McCarthy heard the boos loud and clear, telling his players at halftime that “it’s lonely being a warrior sometimes.”
Green Bay hadn’t won since an Oct. 27 game on the road against the Minnesota Vikings. A week later, Aaron Rodgers broke his left collarbone and the Packers’ season fell apart. But after four losses and one tie dropped Green Bay below .500 for the first time since 2008, the Packers finally came out on top without Rodgers at quarterback.
“Obviously it took a few weeks (to win without Rodgers), but we’re still a very good team,” Matthews said. “I know, obviously, the critics will say otherwise with how this team is struggling this year.”
Even the “tragedy” — as B.J. Raji put it — of losing all five of their November games didn’t sink the Packers’ hopes of playing postseason football in January. With the division-leading Detroit Lions losing Sunday, Green Bay’s 6-6-1 record is enough to still have a chance at making the playoffs.

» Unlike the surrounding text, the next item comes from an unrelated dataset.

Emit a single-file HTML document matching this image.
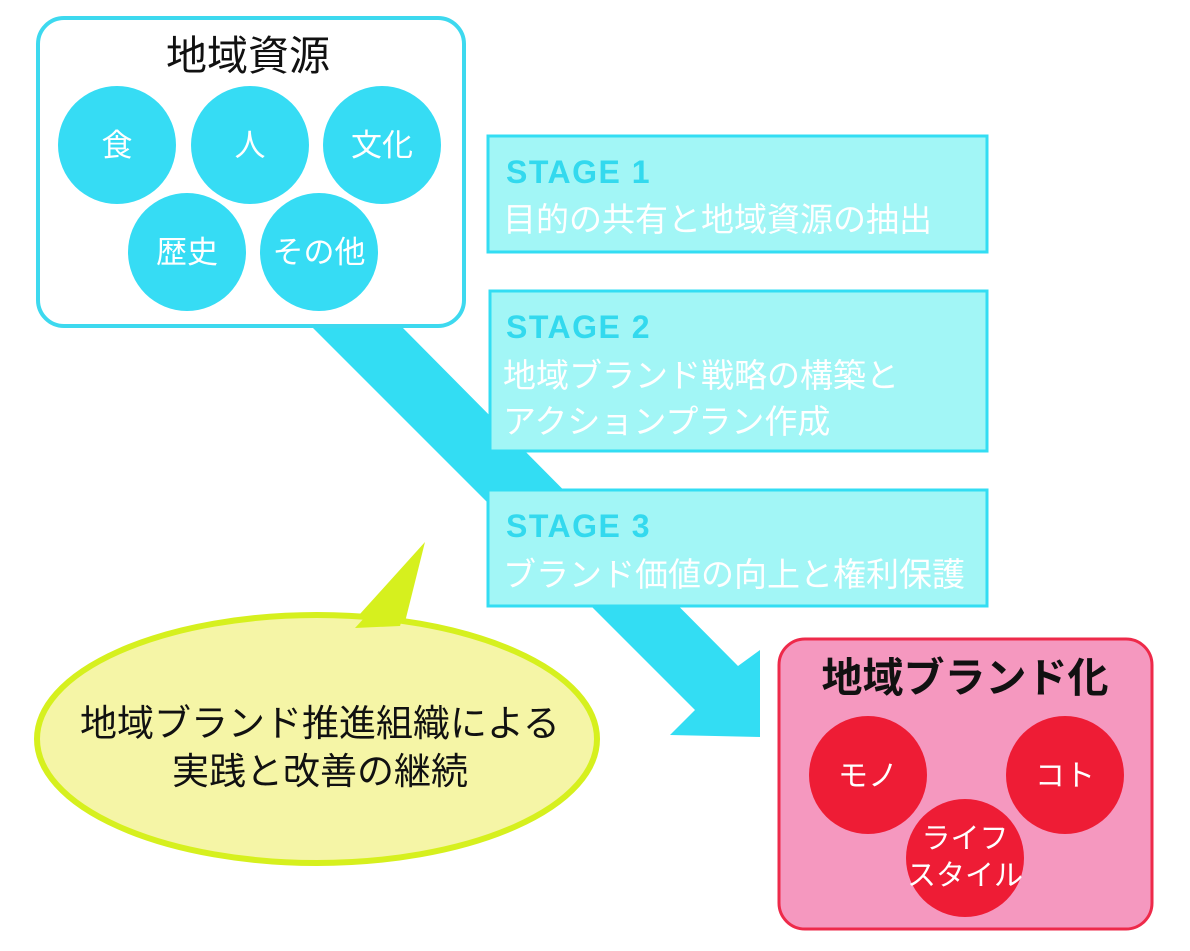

“We lost a couple games and I’m sure a lot of people thought we were out of it,” Matthews said. “A big win and a big loss on (the Lions’) behalf puts us right in contention again. Hopefully moving forward we’ll continue to win and get some help on the other side.
“Who knows, maybe this will be a replay of 2010 all over again.”
It was in 2010 that the Packers overcame unlikely odds to get into the postseason before going on a run and ultimately winning the Super Bowl.
Green Bay’s playoff chances before Sunday’s game were 6.7 percent. That’s now increased to 14.9 percent. However, the Packers will still likely need to win their final three games and have the 7-6 Lions (who have a 73.4 percent of making it into the postseason) lose at least two more to give Green Bay a realistic shot at repeating its miraculous ending of 2010.
“Every week is like a one-game season for us,” Hawk said. “We just have to play well, and today we found a way. It feels good.”